* _DIRECTIVE_
Pick out every line in the data below that holds "chart".

+++ DATA FOR PROCESSING +++

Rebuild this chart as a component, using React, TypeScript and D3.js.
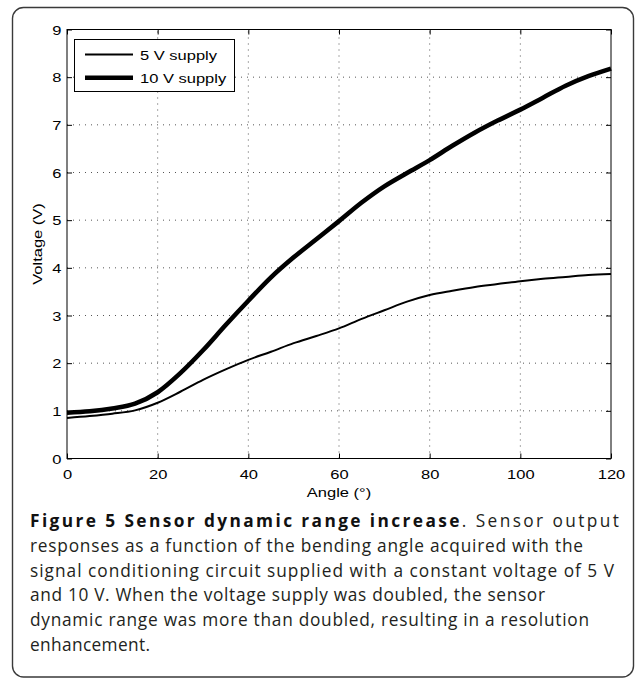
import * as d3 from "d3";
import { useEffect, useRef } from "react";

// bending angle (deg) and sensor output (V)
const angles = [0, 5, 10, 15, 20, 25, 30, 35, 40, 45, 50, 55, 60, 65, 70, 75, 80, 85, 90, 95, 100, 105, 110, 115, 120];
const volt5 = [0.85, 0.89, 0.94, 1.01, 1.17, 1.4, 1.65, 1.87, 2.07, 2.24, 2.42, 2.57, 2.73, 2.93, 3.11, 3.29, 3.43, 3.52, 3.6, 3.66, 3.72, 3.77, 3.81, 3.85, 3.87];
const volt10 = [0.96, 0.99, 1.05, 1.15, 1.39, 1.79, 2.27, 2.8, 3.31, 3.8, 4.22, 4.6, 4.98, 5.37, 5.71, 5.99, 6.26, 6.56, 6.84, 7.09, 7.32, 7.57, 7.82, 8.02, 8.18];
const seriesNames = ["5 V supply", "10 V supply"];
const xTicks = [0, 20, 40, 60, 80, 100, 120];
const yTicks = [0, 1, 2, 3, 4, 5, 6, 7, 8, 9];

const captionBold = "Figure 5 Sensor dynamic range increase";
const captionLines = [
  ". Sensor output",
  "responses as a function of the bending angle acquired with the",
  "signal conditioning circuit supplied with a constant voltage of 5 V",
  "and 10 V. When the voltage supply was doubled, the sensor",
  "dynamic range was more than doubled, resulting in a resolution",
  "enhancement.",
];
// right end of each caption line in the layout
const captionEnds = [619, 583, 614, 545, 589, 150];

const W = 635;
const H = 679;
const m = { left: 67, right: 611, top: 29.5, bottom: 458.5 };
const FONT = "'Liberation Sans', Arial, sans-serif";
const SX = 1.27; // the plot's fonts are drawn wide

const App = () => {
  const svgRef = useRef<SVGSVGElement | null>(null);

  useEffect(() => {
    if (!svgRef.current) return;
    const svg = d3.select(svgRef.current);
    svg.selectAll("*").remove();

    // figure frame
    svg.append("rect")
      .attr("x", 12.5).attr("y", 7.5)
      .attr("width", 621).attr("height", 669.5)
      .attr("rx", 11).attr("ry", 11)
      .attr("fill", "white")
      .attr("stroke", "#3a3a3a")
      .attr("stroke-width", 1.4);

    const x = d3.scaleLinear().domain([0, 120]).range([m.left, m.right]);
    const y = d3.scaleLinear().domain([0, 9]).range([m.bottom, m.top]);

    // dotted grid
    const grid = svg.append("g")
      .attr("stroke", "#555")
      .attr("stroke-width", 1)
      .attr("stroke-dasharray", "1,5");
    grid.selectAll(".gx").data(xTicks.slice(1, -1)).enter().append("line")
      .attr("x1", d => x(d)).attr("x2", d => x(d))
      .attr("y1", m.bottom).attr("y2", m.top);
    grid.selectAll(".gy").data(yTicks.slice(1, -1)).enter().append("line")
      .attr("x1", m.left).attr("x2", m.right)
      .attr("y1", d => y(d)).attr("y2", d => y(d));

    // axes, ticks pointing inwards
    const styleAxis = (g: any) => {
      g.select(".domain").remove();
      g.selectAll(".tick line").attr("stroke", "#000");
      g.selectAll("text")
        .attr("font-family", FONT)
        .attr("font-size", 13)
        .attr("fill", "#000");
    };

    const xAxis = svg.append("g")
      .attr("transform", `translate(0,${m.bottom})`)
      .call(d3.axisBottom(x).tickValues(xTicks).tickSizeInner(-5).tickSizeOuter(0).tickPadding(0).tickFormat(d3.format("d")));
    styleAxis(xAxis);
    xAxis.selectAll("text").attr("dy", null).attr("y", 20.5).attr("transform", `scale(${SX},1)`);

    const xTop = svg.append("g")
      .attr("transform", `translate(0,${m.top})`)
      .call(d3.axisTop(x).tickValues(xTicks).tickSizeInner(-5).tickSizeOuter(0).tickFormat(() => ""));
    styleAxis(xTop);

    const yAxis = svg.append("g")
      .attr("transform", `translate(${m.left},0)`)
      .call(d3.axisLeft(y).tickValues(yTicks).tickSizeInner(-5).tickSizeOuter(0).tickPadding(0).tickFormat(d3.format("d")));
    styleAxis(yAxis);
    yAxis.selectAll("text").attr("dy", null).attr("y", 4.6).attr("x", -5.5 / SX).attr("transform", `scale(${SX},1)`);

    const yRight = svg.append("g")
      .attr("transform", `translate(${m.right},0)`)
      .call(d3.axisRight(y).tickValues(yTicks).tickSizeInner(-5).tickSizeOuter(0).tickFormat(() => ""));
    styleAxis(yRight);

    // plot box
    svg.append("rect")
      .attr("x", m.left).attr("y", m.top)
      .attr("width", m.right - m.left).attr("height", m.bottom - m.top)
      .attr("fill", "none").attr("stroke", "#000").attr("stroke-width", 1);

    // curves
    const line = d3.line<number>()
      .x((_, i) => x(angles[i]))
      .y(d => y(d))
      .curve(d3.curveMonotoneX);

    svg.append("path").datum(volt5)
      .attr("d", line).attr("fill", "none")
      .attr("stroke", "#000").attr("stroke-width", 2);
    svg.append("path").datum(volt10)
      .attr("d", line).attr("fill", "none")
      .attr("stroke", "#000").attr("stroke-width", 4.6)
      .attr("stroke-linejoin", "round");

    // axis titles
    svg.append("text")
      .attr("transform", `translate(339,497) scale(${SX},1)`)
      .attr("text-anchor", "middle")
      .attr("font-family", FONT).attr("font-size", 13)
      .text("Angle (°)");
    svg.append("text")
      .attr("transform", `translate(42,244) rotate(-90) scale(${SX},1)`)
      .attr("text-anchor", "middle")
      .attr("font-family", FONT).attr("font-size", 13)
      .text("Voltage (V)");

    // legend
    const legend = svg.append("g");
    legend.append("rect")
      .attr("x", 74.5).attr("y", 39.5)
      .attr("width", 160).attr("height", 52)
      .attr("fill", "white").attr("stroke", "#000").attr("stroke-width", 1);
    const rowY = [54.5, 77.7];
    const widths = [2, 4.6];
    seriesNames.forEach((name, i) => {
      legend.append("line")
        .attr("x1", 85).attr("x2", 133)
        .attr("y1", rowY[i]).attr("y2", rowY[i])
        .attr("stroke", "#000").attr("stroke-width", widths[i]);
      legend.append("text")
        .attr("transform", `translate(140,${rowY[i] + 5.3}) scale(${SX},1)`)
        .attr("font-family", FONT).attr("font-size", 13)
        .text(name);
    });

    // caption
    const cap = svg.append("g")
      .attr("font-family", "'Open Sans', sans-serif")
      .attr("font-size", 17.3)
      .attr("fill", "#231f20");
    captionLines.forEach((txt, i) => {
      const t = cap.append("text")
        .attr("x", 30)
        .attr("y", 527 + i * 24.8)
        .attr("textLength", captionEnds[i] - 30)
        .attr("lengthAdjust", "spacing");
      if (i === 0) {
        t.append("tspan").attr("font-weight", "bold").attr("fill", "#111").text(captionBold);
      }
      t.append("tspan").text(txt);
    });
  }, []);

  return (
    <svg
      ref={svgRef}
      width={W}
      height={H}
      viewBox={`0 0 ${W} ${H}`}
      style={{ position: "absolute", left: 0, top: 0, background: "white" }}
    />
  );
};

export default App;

+++
+++ DATA FOR PROCESSING +++

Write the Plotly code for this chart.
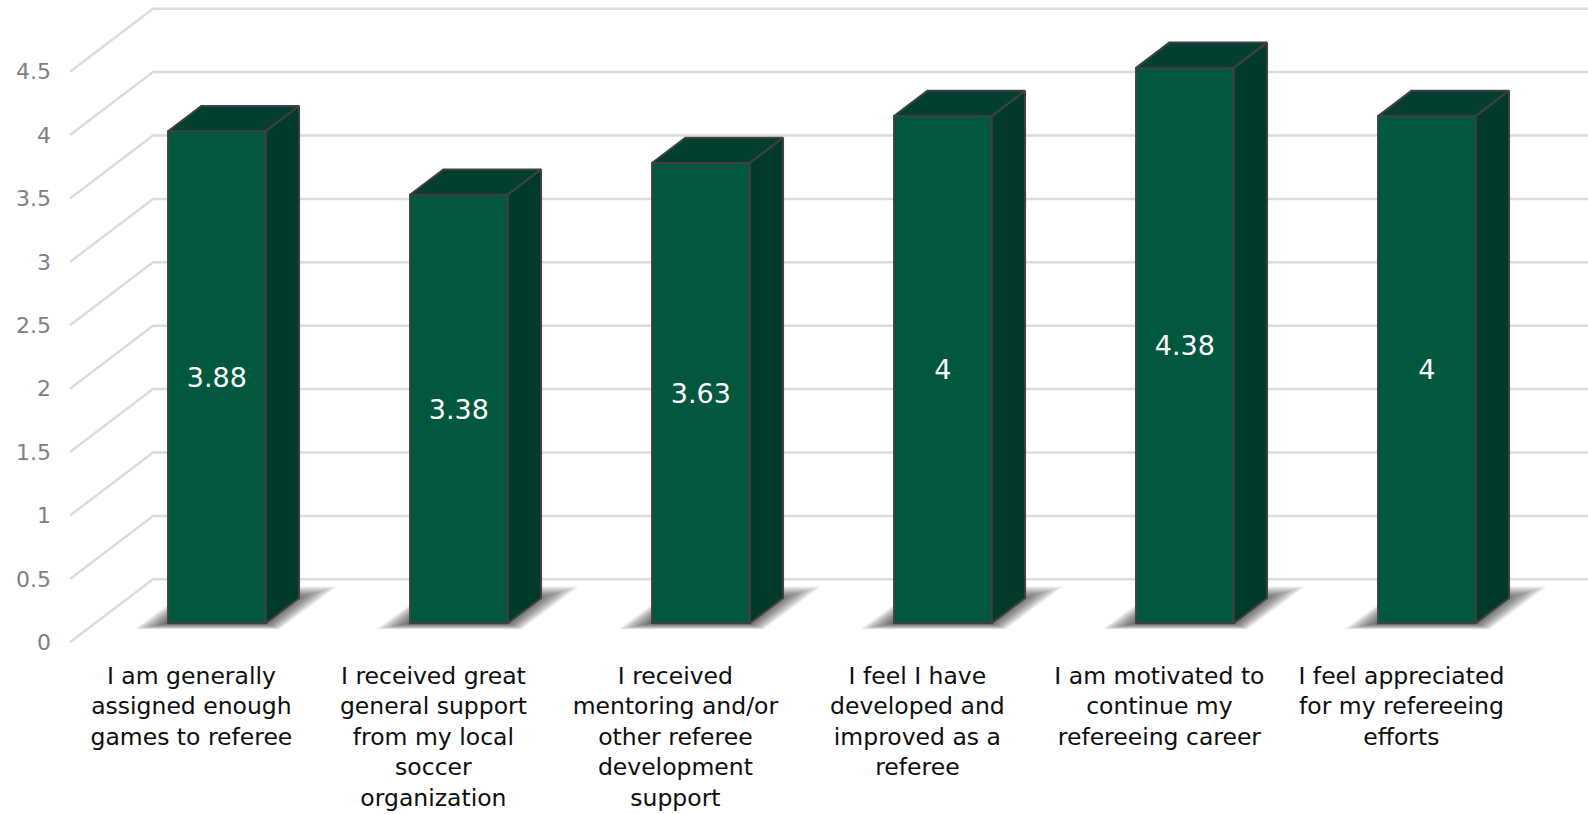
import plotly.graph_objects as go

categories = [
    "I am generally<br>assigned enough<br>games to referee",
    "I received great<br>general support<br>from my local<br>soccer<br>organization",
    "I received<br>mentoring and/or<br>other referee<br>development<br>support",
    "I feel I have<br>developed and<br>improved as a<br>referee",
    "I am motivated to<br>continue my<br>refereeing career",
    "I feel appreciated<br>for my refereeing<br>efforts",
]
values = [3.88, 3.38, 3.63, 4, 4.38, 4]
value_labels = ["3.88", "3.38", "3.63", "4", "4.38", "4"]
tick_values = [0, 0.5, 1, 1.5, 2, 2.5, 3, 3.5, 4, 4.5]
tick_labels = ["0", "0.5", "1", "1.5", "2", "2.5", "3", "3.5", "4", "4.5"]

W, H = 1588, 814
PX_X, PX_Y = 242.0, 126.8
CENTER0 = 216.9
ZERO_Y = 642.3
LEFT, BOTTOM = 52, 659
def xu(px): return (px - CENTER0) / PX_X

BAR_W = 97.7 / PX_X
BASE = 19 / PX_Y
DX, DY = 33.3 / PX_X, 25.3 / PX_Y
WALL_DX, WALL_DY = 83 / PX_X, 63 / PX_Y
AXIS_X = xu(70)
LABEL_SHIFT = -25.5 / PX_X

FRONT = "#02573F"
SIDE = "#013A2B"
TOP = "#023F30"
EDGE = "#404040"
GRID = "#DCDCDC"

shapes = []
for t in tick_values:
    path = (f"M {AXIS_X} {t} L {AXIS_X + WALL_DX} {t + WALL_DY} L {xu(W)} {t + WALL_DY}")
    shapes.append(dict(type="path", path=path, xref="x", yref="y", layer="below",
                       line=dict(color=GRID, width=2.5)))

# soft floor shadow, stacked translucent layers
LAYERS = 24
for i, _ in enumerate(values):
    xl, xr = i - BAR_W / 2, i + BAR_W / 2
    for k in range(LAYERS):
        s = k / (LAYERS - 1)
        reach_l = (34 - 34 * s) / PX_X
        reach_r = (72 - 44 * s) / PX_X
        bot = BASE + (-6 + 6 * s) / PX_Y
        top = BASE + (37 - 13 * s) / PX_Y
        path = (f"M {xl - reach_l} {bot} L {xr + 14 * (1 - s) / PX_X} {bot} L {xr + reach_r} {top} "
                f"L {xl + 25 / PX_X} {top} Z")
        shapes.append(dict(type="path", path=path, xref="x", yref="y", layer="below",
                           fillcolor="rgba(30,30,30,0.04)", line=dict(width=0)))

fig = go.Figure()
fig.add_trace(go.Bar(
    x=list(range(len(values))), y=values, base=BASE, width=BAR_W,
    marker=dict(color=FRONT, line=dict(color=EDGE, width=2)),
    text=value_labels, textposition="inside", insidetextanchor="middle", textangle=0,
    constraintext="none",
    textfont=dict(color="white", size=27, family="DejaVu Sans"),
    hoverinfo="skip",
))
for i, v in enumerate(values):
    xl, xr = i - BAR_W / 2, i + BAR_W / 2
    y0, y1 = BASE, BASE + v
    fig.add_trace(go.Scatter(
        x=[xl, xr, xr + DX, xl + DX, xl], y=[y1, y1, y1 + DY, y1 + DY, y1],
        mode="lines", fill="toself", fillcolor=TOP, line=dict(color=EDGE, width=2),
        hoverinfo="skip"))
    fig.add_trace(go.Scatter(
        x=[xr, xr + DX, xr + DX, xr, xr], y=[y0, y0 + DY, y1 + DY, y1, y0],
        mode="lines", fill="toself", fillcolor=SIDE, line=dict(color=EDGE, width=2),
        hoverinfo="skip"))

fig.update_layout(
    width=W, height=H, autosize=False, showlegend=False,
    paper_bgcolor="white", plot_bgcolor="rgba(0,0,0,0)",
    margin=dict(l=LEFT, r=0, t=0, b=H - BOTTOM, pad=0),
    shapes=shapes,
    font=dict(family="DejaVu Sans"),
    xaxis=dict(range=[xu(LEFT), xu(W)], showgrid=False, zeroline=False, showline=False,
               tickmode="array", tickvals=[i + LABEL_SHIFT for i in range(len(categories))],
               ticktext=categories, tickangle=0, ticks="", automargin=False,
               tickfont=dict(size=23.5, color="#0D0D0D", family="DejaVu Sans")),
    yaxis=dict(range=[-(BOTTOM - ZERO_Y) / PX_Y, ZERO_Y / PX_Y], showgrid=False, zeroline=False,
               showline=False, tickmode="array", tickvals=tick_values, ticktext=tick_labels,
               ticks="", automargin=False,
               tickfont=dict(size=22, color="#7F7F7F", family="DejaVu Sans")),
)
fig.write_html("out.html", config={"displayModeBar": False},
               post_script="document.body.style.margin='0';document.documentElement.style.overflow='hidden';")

+++
+++ DATA FOR PROCESSING +++

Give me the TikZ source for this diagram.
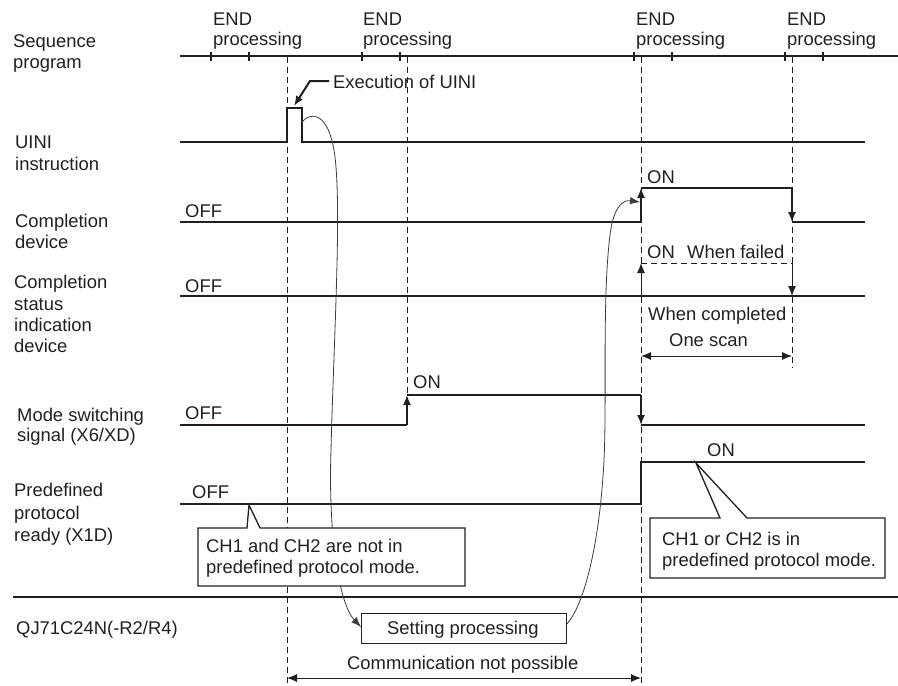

+++

* _WRITTEN ANSWER_
Rebuild this chart as a component, using React, TypeScript and D3.js.
Write the Plotly code for this chart.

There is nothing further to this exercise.